Compounding the problem of low interest is the genuine difficulty of polling among the Arab population of Israel.
First, there are technical problems.
Hisham Jubran, founder and CEO of the Haifa-based qualitative research company, Afkar Research, tells The Report that he estimates that among 40 unrecognized Arab towns, some 60-70 thousand residents do not have land line phones – but surveys in Israel are still not conducted through cellular phones and face-to-face polling is costly and slow.
Additional issues are also at work here.
Many Arabs are suspicious of answering direct questions about public affairs. Jubran says Arabs are concerned when strangers call their homes. They are suspicious, he says, and ask themselves, “‘Who are you to call me at home? How do you know my number?’ Every Arab has some suspicion, even if it’s low intensity. There’s very little trust.”

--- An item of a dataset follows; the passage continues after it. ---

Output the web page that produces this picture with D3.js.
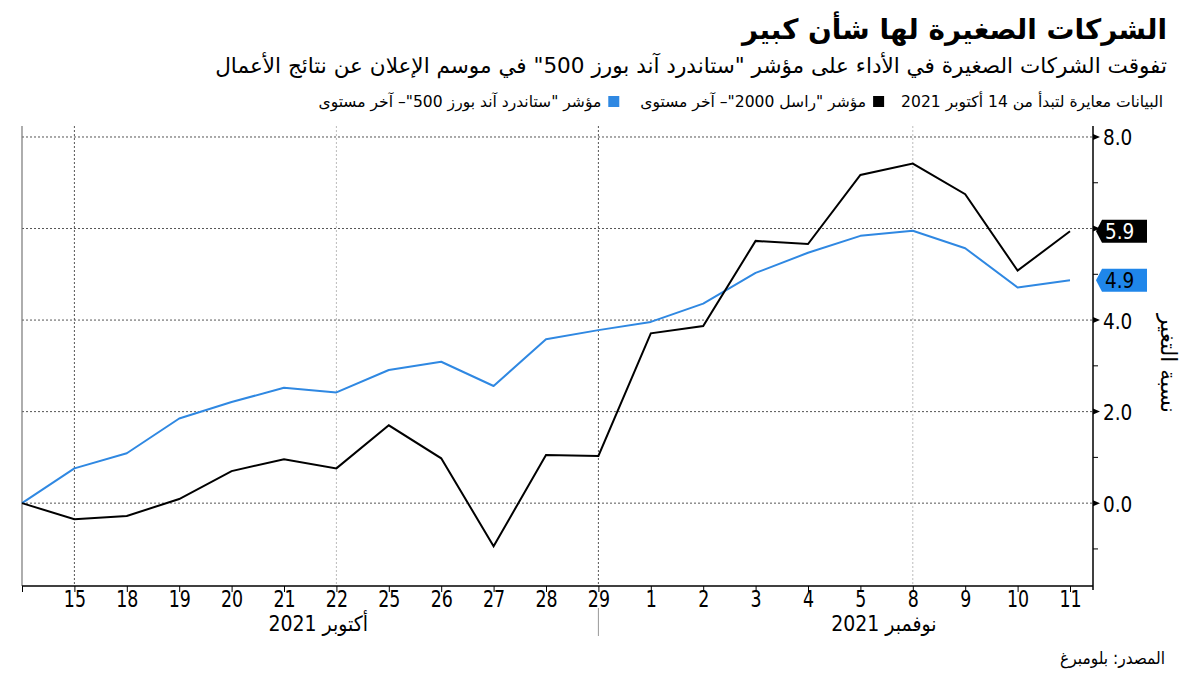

Jubran offers two main reasons for low trust. First, Arabs may be less aware of public opinion surveys; the concept is not as familiar to them as it is to Jews – perhaps precisely because Arabs are polled less than Jews in Israel. The other possibility, he says, is “they know about public opinion, but they don’t see that it has any influence. [They ask,] “Why answer? What will it give us? It’s just another survey. Especially when it’s related to the state, parties, government – it’s just like elections – there will be no influence.” The result, he says, is either low response rates, or skewed answers.

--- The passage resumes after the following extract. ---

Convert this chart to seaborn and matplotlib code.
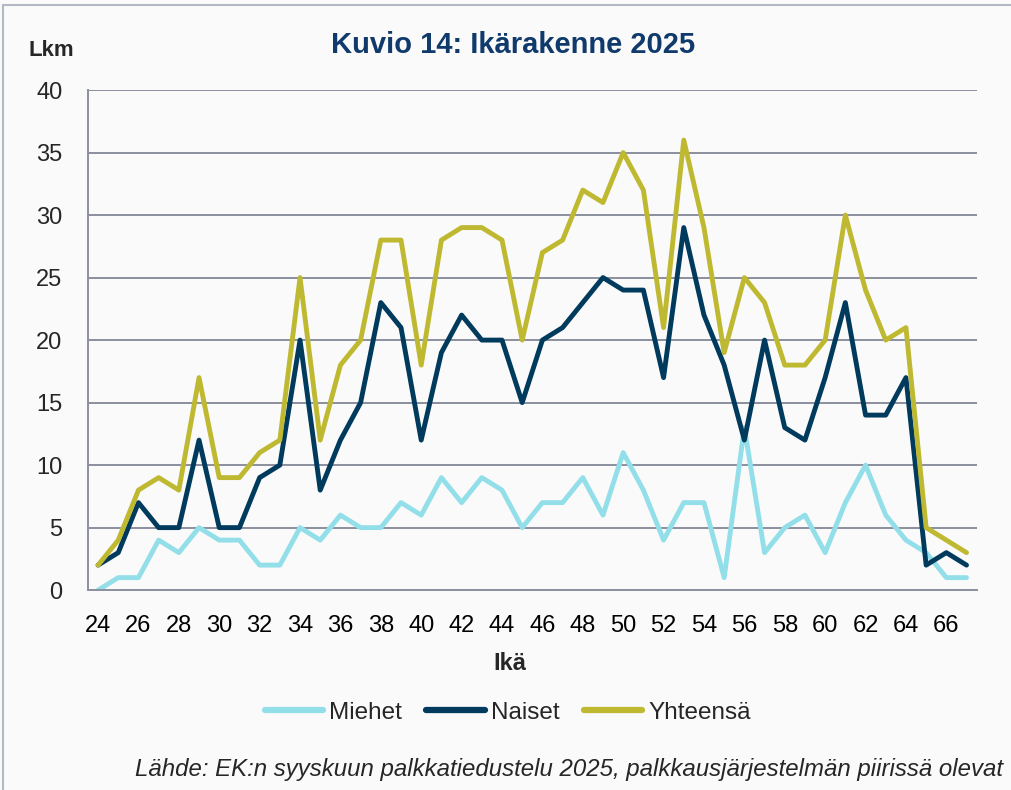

Many Jews also feel less than socially efficacious. But as the majority population, they do not experience the same sort of insecurity and suspicion of the majority-group state that Arabs might.
Language is also an issue. It’s fairly obvious that most people would feel more comfortable answering a survey – especially about sensitive topics – in their native language.

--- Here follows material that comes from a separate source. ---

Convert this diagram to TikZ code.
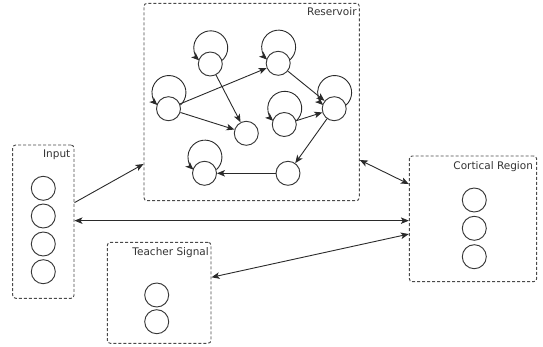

But the Hebrew media almost never state whether the regular polls they commission are translated into Arabic or if respondents were interviewed in Hebrew. My guess is that for fewer than 100 respondents, surveys are not translated. With respondents already suspicious of strangers asking their political views, a Hebrew-language interviewer is not likely to put them at ease.
Furthermore, at best, most polling firms just hire Arab interviewers, translate questionnaires written in Hebrew and draw samples from Bezeq, the national phone company.
There are hardly any commercial Arab research firms. After all, who has the time or the money to do it right? Whatever the reasons, sadly, the gap in public opinion knowledge probably exacerbates the distance between Jews and Arabs in Israel. Further, in-depth Arab polling might reveal troubling findings.
In just one example, Professor Smooha’s excellent “Index of Arab-Jewish Relations in Israel 2003-2009” showed that 48% of Arabs are dissatisfied with their lives in Israel, 40% do not trust the court system, and 41% support boycotting elections, along with other indications of alienation and discontent.
These are serious problems, and all Israelis should want to know more.
According to Jubran, to overcome the lack of representation, or underrepresentation, of Arabs in national representative samples, pollsters must create samples based on much more intimate knowledge of the population spread and developing interviewing techniques that allow for introductions, explanations and conversation to break the ice – to gain the interviewees’ trust.
The problem won’t be easily solved until those commissioning surveys begin to view Arabs as inseparable from Israeli society, and find the resources to poll them, and poll them properly. In the meantime, editors and reporters could help by reporting more precisely on the sampling methodology, and they could explain the implications. That way, readers would know when to take findings with a grain of salt – or two.
Ultimately, Israelis will have to realize that better polling means better mutual understanding, which we all need.